The US and Europe together account for about 35 per cent of the country's exports, which stood at USD 246 billion in 2010-11.

"Export growth is going to continue for another three months till September. The growth trend will not be as good in the third and fourth quarters and will get restricted to around 35-40 per cent," Federation of Indian Export Organisations (FIEO) President Ramu Deora said.

Deora also expressed concern over high inflation and interest rates.

The government is looking 25 per cent growth annually so that exports touch USD 500 billion in 2013-14.

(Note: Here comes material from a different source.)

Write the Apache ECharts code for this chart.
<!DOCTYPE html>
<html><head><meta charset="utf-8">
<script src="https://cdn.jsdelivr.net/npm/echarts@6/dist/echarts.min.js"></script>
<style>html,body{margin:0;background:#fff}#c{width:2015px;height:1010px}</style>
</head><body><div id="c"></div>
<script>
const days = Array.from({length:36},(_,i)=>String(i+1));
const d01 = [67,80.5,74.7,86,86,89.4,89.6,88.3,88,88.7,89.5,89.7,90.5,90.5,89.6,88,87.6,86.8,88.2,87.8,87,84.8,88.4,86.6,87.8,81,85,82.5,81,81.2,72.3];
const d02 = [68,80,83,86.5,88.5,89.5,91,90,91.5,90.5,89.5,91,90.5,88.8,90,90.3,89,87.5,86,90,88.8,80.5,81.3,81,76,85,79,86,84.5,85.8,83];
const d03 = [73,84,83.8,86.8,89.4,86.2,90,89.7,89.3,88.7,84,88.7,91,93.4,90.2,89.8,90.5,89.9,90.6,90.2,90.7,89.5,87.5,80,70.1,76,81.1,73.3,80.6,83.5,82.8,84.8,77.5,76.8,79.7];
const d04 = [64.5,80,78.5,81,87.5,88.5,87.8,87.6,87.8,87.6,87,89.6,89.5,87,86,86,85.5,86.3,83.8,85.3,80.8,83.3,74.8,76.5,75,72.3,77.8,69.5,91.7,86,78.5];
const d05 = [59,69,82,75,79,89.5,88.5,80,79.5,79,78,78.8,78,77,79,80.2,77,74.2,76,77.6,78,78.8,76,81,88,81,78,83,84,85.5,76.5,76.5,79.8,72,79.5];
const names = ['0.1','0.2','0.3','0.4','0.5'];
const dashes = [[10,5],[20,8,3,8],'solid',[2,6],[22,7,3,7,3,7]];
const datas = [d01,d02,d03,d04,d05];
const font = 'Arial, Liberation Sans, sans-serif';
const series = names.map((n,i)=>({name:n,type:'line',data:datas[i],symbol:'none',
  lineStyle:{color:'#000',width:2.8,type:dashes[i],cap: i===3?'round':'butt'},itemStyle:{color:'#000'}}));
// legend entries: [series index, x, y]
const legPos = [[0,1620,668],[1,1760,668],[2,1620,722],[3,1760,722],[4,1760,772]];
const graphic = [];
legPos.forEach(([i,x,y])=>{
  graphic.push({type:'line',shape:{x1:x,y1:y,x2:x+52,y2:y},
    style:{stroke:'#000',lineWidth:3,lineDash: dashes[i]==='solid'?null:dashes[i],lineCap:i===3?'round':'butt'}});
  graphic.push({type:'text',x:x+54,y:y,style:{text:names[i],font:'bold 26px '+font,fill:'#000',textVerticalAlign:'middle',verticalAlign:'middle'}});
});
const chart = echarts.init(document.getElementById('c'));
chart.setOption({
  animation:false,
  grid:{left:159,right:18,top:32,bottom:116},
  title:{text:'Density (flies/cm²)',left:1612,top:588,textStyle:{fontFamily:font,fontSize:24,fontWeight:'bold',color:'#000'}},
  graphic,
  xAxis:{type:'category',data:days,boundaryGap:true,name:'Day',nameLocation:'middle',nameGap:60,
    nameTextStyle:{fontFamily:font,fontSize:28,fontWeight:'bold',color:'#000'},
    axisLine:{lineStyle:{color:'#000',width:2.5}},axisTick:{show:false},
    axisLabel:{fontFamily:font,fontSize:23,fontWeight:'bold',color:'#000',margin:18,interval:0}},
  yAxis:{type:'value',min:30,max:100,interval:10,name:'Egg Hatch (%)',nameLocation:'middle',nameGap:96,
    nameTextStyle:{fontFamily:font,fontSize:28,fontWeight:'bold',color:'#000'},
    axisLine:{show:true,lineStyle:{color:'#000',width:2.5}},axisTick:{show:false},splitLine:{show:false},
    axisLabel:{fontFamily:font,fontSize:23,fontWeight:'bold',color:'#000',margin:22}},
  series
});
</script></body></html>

Though imports grew by 42.4 per cent to USD 36.8 billion in June, the trade deficit of USD 7.6 billion was almost half the level of USD 14.9 billion seen in May, lessening concerns over the country's balance of payments situation. In April-June, 2011-12, inbound shipments rose by 36.2 per cent to USD 110.6 billion, led by the import of USD 30.5 billion worth of petroleum products. The trade gap during the period stood at USD 31.6 billion.

Oil and non-oil imports increased by 30 per cent and 47.8 per cent, respectively, during the month under review to USD 10.18 billion and 26.6 billion.

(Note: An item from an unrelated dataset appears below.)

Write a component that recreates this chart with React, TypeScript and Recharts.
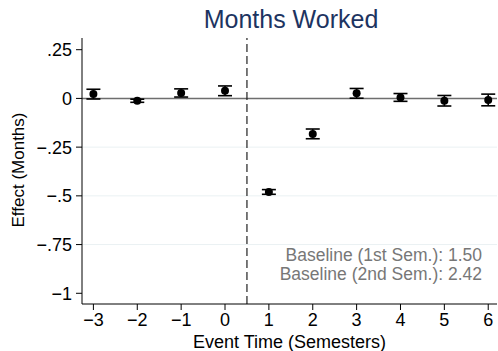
import React from "react";
import {
  ComposedChart,
  Scatter,
  ErrorBar,
  XAxis,
  YAxis,
  ReferenceLine,
  Label,
} from "recharts";

// event study estimates: months worked relative to the event semester
const eventTimes = [-3, -2, -1, 0, 1, 2, 3, 4, 5, 6];
const effects = [0.022, -0.012, 0.028, 0.039, -0.48, -0.182, 0.026, 0.005, -0.012, -0.008];
const ciHalfWidths = [0.025, 0.008, 0.021, 0.025, 0.012, 0.025, 0.025, 0.02, 0.027, 0.03];

const xTicks = [-3, -2, -1, 0, 1, 2, 3, 4, 5, 6];
const yTicks = [0.25, 0, -0.25, -0.5, -0.75, -1];
const gridLevels = [-0.25, -0.5, -0.75];
const baselineNotes = ["Baseline (1st Sem.): 1.50", "Baseline (2nd Sem.): 2.42"];

const data = eventTimes.map((t, i) => ({ t, effect: effects[i], ci: ciHalfWidths[i] }));

const FONT = "'Liberation Sans', Arial, Helvetica, sans-serif";

const fmtY = (v: number) => {
  if (v === 0) return "0";
  if (v === -1) return "\u22121";
  const s = Math.abs(v).toString().replace(/^0/, "");
  return v < 0 ? "\u2212" + s : s;
};
const fmtX = (v: number) => (v < 0 ? "\u2212" + Math.abs(v) : String(v));

const Dot = (props: any) => {
  const { cx, cy } = props;
  return <circle cx={cx} cy={cy} r={4} fill="#000" />;
};

export default function App() {
  return (
    <div style={{ position: "absolute", left: 0, top: 0, background: "#fff", fontFamily: FONT }}>
      <ComposedChart
        width={498}
        height={351}
        data={data}
        margin={{ top: 38, right: 1, bottom: 0, left: 0 }}
      >
        <text x={291} y={28} textAnchor="middle" fontSize={25} fill="#1d3461" fontFamily={FONT}>
          Months Worked
        </text>
        <XAxis
          dataKey="t"
          type="number"
          domain={[-3.26, 6.2]}
          ticks={xTicks}
          tickFormatter={fmtX}
          tickLine={{ stroke: "#000" }}
          axisLine={{ stroke: "#000" }}
          tickSize={6}
          tickMargin={3}
          tick={{ fill: "#000", fontSize: 18, fontFamily: FONT }}
          height={47}
          allowDataOverflow
        >
          <Label
            value="Event Time (Semesters)"
            position="insideBottom"
            offset={3}
            style={{ fill: "#000", fontSize: 18, fontFamily: FONT }}
          />
        </XAxis>
        <YAxis
          type="number"
          domain={[-1.055, 0.31]}
          ticks={yTicks}
          tickFormatter={fmtY}
          tickLine={{ stroke: "#000" }}
          axisLine={{ stroke: "#000" }}
          tickSize={6}
          tickMargin={4}
          tick={{ fill: "#000", fontSize: 18, fontFamily: FONT }}
          width={82}
          allowDataOverflow
        >
          <Label
            content={() => (
              <text
                transform="translate(24,170) rotate(-90)"
                textAnchor="middle"
                fontSize={17}
                fill="#000"
                fontFamily={FONT}
              >
                Effect (Months)
              </text>
            )}
          />
        </YAxis>
        {gridLevels.map((g) => (
          <ReferenceLine key={g} y={g} stroke="#eaf1f3" strokeWidth={1} />
        ))}
        <ReferenceLine y={0} stroke="#6e6e6e" strokeWidth={1.5} />
        <ReferenceLine x={0.5} stroke="#222" strokeWidth={1.2} strokeDasharray="8 4" />
        <Scatter dataKey="effect" shape={<Dot />} isAnimationActive={false}>
          <ErrorBar dataKey="ci" direction="y" width={7} stroke="#000" strokeWidth={1.6} />
        </Scatter>
        {baselineNotes.map((note, i) => (
          <text
            key={note}
            x={482}
            y={261 + i * 19}
            textAnchor="end"
            fontSize={17.5}
            fill="#777"
            fontFamily={FONT}
          >
            {note}
          </text>
        ))}
      </ComposedChart>
    </div>
  );
}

During the first quarter, oil imports grew by 18.1 per cent to USD 30.52 billion from USD 25.84 billion. Non-oil imports, too, increased by 44.68 per cent to USD 80 billion from USD 55.35 billion in April-June, 2010-11.

During the first quarter of this fiscal, the sectors which registered healthy export growth include engineering (94 per cent), petroleum products (60 per cent), gems and jewellery (19 per cent), readymade garments (34 per cent), electronics (69 per cent) and chemicals (52 per cent).

During April-June 2011-12, petroleum imports grew by 18 per cent to USD 30.5 billion, while imports of machinery rose by 49 per cent, electronics by 71 per cent, chemicals by 19 per cent, coal by 27 per cent and vegetable oil by 55 per cent.

In May, the country's exports grew by 56.9 per cent year-on-year to USD 25.9 billion.

Deora said withdrawal of Duty Entitlement Pass Book scheme (DEPB) from October 1 would also impact exports.

 "The recent hike in interest rates from 11 per cent to 11.25 per cent by SBI would make export finance costlier and Indian goods would become non-competitive in the international market," he said, adding other banks would also follow suit and hike interest rates. Meanwhile, the Prime Minister's Economic Advisory Council (PMEAC), in its report on the state of economy, said the merchandise trade deficit is projected at USD 154 billion, or 7.7 per cent of the GDP, in 2011-12.

 In 2010-11, the trade gap was USD 130.5 billion, or 7.59 per cent of the GDP.

The invisibles trade surplus stood at USD 86.2 billion, or 5 per cent of the GDP in 2010-11, and is projected at USD 100 billion, or 5 per cent, in 2011-12.